Y claro, que Lobo era bastante más madrugador que yo. Lobo la está esperando para salir, me dijo una mañana Erika, que madruga como madrugaba Lobo. Aunque su límite era el horizonte. Siempre nos esperaba para salir de recorrida.
Con Lobo se podía hablar. Aunque nunca contestaba. Pero no importaba, total bastaba con cruzarle la mirada. Y Lobo siempre adelante. Y con paciencia de santo, se quedaba esperando cuando entretenida, mariposeaba tratando de hacer un macro. O cuando los cóndores hacían el show. Y volvía sobre sus patas como diciendo ¿Y?
Y así era siempre. Lobo ahí. Nunca se perdía una. Caminata, porque perdices, las corría y hacía volar a todas, luego de señalar el nido entre los pastos.

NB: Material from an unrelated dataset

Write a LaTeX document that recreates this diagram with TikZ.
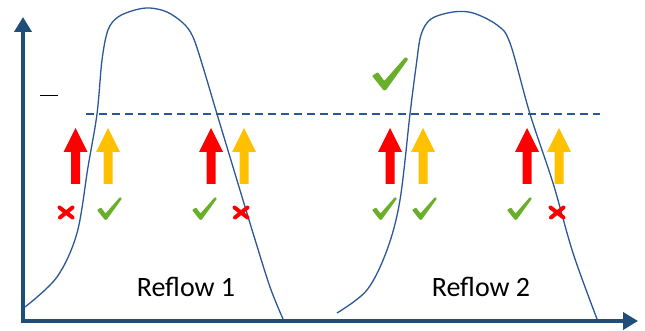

También supe de anécdotas, como la del río, cuando Tomi se tiró a nadar y atrás de él lo hizo Lobo, que con los dientes le agarró el pelo y le sacó la cabeza de abajo del agua. Pero no sólo era el perro de Tomi. También era el perro de Elda, su otro incondicional y gran amor. Lobo lindo, su aúllo en las noches y dueño del sillón de afuera. Lobo no era un perro cualquiera como es cualquier perro. Porque cada perro es especial, único e irrepetible. Van y vienen de nosotros, de nuestras vidas y de nuestros trajín. Hermoso y siempre alegre recuerdo el que nos queda.